**Stored data**
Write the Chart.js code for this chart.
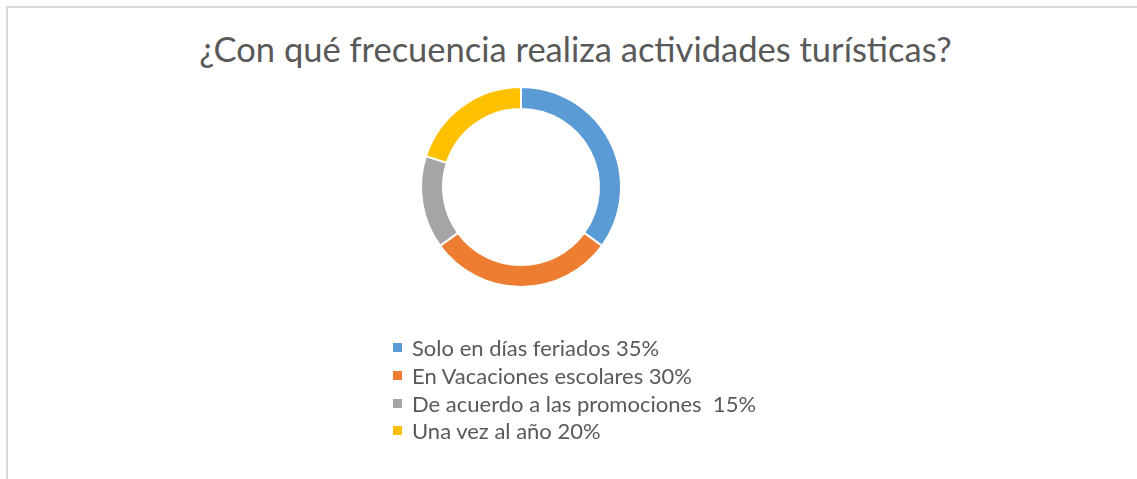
<!DOCTYPE html>
<html lang="es">
<head>
<meta charset="utf-8">
<script src="https://cdn.jsdelivr.net/npm/chart.js@4"></script>
<style>
  html, body { margin: 0; padding: 0; background: #fff; overflow: hidden; }
  body { width: 1137px; height: 479px; position: relative; font-family: Lato, "Open Sans", sans-serif; }
  #frame {
    position: absolute; left: 6px; top: 6px; width: 1200px; height: 600px;
    border-left: 2px solid #d9d9d9; border-top: 2px solid #d9d9d9;
  }
  #grafico { position: absolute; left: 0; top: 0; }
  #titulo {
    position: absolute; left: 0; top: 32px; width: 1151px;
    text-align: center; font-size: 34.5px; line-height: 34px; color: #595959;
    white-space: nowrap;
  }
  #leyenda {
    position: absolute; left: 393px; top: 334px; margin: 0; padding: 0;
    list-style: none; font-size: 22px; color: #595959;
  }
  #leyenda li { display: flex; align-items: center; height: 27.7px; white-space: pre; }
  #leyenda span.caja { display: inline-block; width: 9px; height: 9px; margin-right: 10px; }
</style>
</head>
<body>
<div id="frame"></div>
<div id="titulo">¿Con qué frecuencia realiza actividades turísticas?</div>
<canvas id="grafico" width="1137" height="479"></canvas>
<ul id="leyenda"></ul>
<script>
const categorias = [
  "Solo en días feriados 35%",
  "En Vacaciones escolares 30%",
  "De acuerdo a las promociones  15%",
  "Una vez al año 20%",
];
const porcentajes = [35, 30, 15, 20];
const colores = ["#5B9BD5", "#ED7D31", "#A5A5A5", "#FFC000"];

// leyenda en html, una fila por categoria
const htmlLegend = {
  id: "htmlLegend",
  afterUpdate(chart) {
    const ul = document.getElementById("leyenda");
    ul.innerHTML = "";
    const items = chart.options.plugins.legend.labels.generateLabels(chart);
    items.forEach((item) => {
      const li = document.createElement("li");
      const caja = document.createElement("span");
      caja.className = "caja";
      caja.style.background = item.fillStyle;
      li.appendChild(caja);
      li.appendChild(document.createTextNode(item.text));
      ul.appendChild(li);
    });
  },
};

const chartFrecuencia = document.getElementById("grafico");

const graficoFrecuencia = new Chart(chartFrecuencia, {
  type: "doughnut",
  data: {
    labels: categorias,
    datasets: [
      {
        data: porcentajes,
        backgroundColor: colores,
        borderColor: "#ffffff",
        borderWidth: 2,
      },
    ],
  },
  options: {
    responsive: false,
    animation: false,
    events: [],
    radius: 100,
    cutout: "78%",
    layout: {
      padding: { top: 87, bottom: 192, left: 421, right: 516 },
    },
    plugins: {
      legend: { display: false },
      title: { display: false },
      tooltip: { enabled: false },
    },
  },
  plugins: [htmlLegend],
});
</script>
</body>
</html>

**What to work on**
Without the pictures, transcribe the listing above exactly.

**Response**
Write the Chart.js code for this chart.
<!DOCTYPE html>
<html lang="es">
<head>
<meta charset="utf-8">
<script src="https://cdn.jsdelivr.net/npm/chart.js@4"></script>
<style>
  html, body { margin: 0; padding: 0; background: #fff; overflow: hidden; }
  body { width: 1137px; height: 479px; position: relative; font-family: Lato, "Open Sans", sans-serif; }
  #frame {
    position: absolute; left: 6px; top: 6px; width: 1200px; height: 600px;
    border-left: 2px solid #d9d9d9; border-top: 2px solid #d9d9d9;
  }
  #grafico { position: absolute; left: 0; top: 0; }
  #titulo {
    position: absolute; left: 0; top: 32px; width: 1151px;
    text-align: center; font-size: 34.5px; line-height: 34px; color: #595959;
    white-space: nowrap;
  }
  #leyenda {
    position: absolute; left: 393px; top: 334px; margin: 0; padding: 0;
    list-style: none; font-size: 22px; color: #595959;
  }
  #leyenda li { display: flex; align-items: center; height: 27.7px; white-space: pre; }
  #leyenda span.caja { display: inline-block; width: 9px; height: 9px; margin-right: 10px; }
</style>
</head>
<body>
<div id="frame"></div>
<div id="titulo">¿Con qué frecuencia realiza actividades turísticas?</div>
<canvas id="grafico" width="1137" height="479"></canvas>
<ul id="leyenda"></ul>
<script>
const categorias = [
  "Solo en días feriados 35%",
  "En Vacaciones escolares 30%",
  "De acuerdo a las promociones  15%",
  "Una vez al año 20%",
];
const porcentajes = [35, 30, 15, 20];
const colores = ["#5B9BD5", "#ED7D31", "#A5A5A5", "#FFC000"];

// leyenda en html, una fila por categoria
const htmlLegend = {
  id: "htmlLegend",
  afterUpdate(chart) {
    const ul = document.getElementById("leyenda");
    ul.innerHTML = "";
    const items = chart.options.plugins.legend.labels.generateLabels(chart);
    items.forEach((item) => {
      const li = document.createElement("li");
      const caja = document.createElement("span");
      caja.className = "caja";
      caja.style.background = item.fillStyle;
      li.appendChild(caja);
      li.appendChild(document.createTextNode(item.text));
      ul.appendChild(li);
    });
  },
};

const chartFrecuencia = document.getElementById("grafico");

const graficoFrecuencia = new Chart(chartFrecuencia, {
  type: "doughnut",
  data: {
    labels: categorias,
    datasets: [
      {
        data: porcentajes,
        backgroundColor: colores,
        borderColor: "#ffffff",
        borderWidth: 2,
      },
    ],
  },
  options: {
    responsive: false,
    animation: false,
    events: [],
    radius: 100,
    cutout: "78%",
    layout: {
      padding: { top: 87, bottom: 192, left: 421, right: 516 },
    },
    plugins: {
      legend: { display: false },
      title: { display: false },
      tooltip: { enabled: false },
    },
  },
  plugins: [htmlLegend],
});
</script>
</body>
</html>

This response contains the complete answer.